# Required task:
Your task is to repeat the lines below exactly, excluding any pictures they contain.

═════ Information shown

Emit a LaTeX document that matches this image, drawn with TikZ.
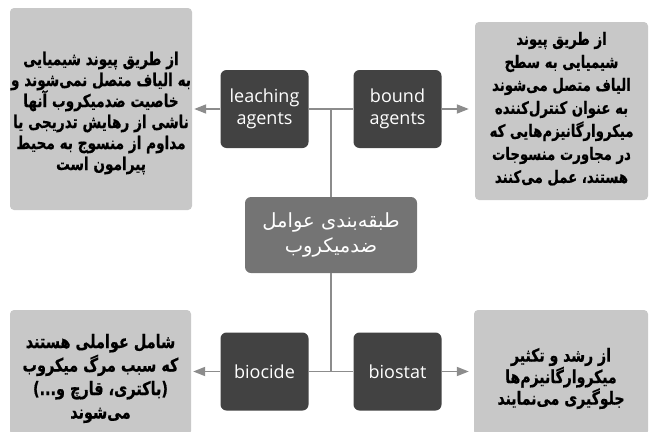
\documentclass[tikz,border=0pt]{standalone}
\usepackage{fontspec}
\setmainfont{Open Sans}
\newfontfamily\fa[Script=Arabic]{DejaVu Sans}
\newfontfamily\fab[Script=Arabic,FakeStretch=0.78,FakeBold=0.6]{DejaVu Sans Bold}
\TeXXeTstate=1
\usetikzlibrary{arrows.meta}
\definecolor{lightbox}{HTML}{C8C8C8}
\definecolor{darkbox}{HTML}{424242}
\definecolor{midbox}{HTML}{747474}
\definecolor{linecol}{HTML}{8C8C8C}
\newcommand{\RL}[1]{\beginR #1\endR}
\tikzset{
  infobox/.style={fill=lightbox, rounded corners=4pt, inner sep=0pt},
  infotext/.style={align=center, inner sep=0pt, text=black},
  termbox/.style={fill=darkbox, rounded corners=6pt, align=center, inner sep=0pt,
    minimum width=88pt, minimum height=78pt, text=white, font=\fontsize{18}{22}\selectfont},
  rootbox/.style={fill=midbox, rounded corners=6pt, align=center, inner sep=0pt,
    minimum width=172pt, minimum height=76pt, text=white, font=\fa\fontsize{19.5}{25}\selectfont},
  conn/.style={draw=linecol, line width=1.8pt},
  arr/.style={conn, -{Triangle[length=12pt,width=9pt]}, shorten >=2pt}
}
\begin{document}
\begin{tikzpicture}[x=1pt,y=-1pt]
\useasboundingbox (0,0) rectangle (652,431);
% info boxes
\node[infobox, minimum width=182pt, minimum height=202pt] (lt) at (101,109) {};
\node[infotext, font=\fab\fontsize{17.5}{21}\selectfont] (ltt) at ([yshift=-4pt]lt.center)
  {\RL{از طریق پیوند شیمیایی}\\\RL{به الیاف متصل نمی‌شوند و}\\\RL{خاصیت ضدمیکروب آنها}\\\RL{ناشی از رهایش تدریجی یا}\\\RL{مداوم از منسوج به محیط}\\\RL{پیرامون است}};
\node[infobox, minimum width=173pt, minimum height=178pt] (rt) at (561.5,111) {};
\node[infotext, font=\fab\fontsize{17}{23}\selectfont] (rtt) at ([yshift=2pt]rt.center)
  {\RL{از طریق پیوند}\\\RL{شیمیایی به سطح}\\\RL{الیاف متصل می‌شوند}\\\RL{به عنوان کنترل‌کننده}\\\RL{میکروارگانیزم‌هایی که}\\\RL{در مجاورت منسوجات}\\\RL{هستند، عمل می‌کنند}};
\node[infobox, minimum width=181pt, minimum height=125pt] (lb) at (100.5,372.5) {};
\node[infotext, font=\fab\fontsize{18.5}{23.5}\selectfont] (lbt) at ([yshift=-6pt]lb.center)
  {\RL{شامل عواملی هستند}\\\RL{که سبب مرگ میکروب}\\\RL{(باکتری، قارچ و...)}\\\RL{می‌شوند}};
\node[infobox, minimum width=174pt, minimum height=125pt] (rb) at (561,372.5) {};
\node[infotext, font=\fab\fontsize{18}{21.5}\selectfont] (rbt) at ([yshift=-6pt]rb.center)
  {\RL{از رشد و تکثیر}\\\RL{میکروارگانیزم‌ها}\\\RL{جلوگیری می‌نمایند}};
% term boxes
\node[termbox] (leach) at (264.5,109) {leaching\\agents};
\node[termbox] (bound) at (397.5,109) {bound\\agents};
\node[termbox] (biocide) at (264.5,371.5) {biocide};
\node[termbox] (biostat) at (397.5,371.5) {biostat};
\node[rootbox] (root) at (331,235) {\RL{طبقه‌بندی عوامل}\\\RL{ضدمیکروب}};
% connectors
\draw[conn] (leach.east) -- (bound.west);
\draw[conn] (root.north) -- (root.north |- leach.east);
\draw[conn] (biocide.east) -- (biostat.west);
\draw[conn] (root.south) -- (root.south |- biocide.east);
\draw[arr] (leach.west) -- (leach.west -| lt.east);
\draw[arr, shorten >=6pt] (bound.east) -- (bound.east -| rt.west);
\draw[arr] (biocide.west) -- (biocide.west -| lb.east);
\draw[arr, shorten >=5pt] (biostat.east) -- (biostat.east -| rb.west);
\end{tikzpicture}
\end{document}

══════════

# The solution:
Emit a LaTeX document that matches this image, drawn with TikZ.
\documentclass[tikz,border=0pt]{standalone}
\usepackage{fontspec}
\setmainfont{Open Sans}
\newfontfamily\fa[Script=Arabic]{DejaVu Sans}
\newfontfamily\fab[Script=Arabic,FakeStretch=0.78,FakeBold=0.6]{DejaVu Sans Bold}
\TeXXeTstate=1
\usetikzlibrary{arrows.meta}
\definecolor{lightbox}{HTML}{C8C8C8}
\definecolor{darkbox}{HTML}{424242}
\definecolor{midbox}{HTML}{747474}
\definecolor{linecol}{HTML}{8C8C8C}
\newcommand{\RL}[1]{\beginR #1\endR}
\tikzset{
  infobox/.style={fill=lightbox, rounded corners=4pt, inner sep=0pt},
  infotext/.style={align=center, inner sep=0pt, text=black},
  termbox/.style={fill=darkbox, rounded corners=6pt, align=center, inner sep=0pt,
    minimum width=88pt, minimum height=78pt, text=white, font=\fontsize{18}{22}\selectfont},
  rootbox/.style={fill=midbox, rounded corners=6pt, align=center, inner sep=0pt,
    minimum width=172pt, minimum height=76pt, text=white, font=\fa\fontsize{19.5}{25}\selectfont},
  conn/.style={draw=linecol, line width=1.8pt},
  arr/.style={conn, -{Triangle[length=12pt,width=9pt]}, shorten >=2pt}
}
\begin{document}
\begin{tikzpicture}[x=1pt,y=-1pt]
\useasboundingbox (0,0) rectangle (652,431);
% info boxes
\node[infobox, minimum width=182pt, minimum height=202pt] (lt) at (101,109) {};
\node[infotext, font=\fab\fontsize{17.5}{21}\selectfont] (ltt) at ([yshift=-4pt]lt.center)
  {\RL{از طریق پیوند شیمیایی}\\\RL{به الیاف متصل نمی‌شوند و}\\\RL{خاصیت ضدمیکروب آنها}\\\RL{ناشی از رهایش تدریجی یا}\\\RL{مداوم از منسوج به محیط}\\\RL{پیرامون است}};
\node[infobox, minimum width=173pt, minimum height=178pt] (rt) at (561.5,111) {};
\node[infotext, font=\fab\fontsize{17}{23}\selectfont] (rtt) at ([yshift=2pt]rt.center)
  {\RL{از طریق پیوند}\\\RL{شیمیایی به سطح}\\\RL{الیاف متصل می‌شوند}\\\RL{به عنوان کنترل‌کننده}\\\RL{میکروارگانیزم‌هایی که}\\\RL{در مجاورت منسوجات}\\\RL{هستند، عمل می‌کنند}};
\node[infobox, minimum width=181pt, minimum height=125pt] (lb) at (100.5,372.5) {};
\node[infotext, font=\fab\fontsize{18.5}{23.5}\selectfont] (lbt) at ([yshift=-6pt]lb.center)
  {\RL{شامل عواملی هستند}\\\RL{که سبب مرگ میکروب}\\\RL{(باکتری، قارچ و...)}\\\RL{می‌شوند}};
\node[infobox, minimum width=174pt, minimum height=125pt] (rb) at (561,372.5) {};
\node[infotext, font=\fab\fontsize{18}{21.5}\selectfont] (rbt) at ([yshift=-6pt]rb.center)
  {\RL{از رشد و تکثیر}\\\RL{میکروارگانیزم‌ها}\\\RL{جلوگیری می‌نمایند}};
% term boxes
\node[termbox] (leach) at (264.5,109) {leaching\\agents};
\node[termbox] (bound) at (397.5,109) {bound\\agents};
\node[termbox] (biocide) at (264.5,371.5) {biocide};
\node[termbox] (biostat) at (397.5,371.5) {biostat};
\node[rootbox] (root) at (331,235) {\RL{طبقه‌بندی عوامل}\\\RL{ضدمیکروب}};
% connectors
\draw[conn] (leach.east) -- (bound.west);
\draw[conn] (root.north) -- (root.north |- leach.east);
\draw[conn] (biocide.east) -- (biostat.west);
\draw[conn] (root.south) -- (root.south |- biocide.east);
\draw[arr] (leach.west) -- (leach.west -| lt.east);
\draw[arr, shorten >=6pt] (bound.east) -- (bound.east -| rt.west);
\draw[arr] (biocide.west) -- (biocide.west -| lb.east);
\draw[arr, shorten >=5pt] (biostat.east) -- (biostat.east -| rb.west);
\end{tikzpicture}
\end{document}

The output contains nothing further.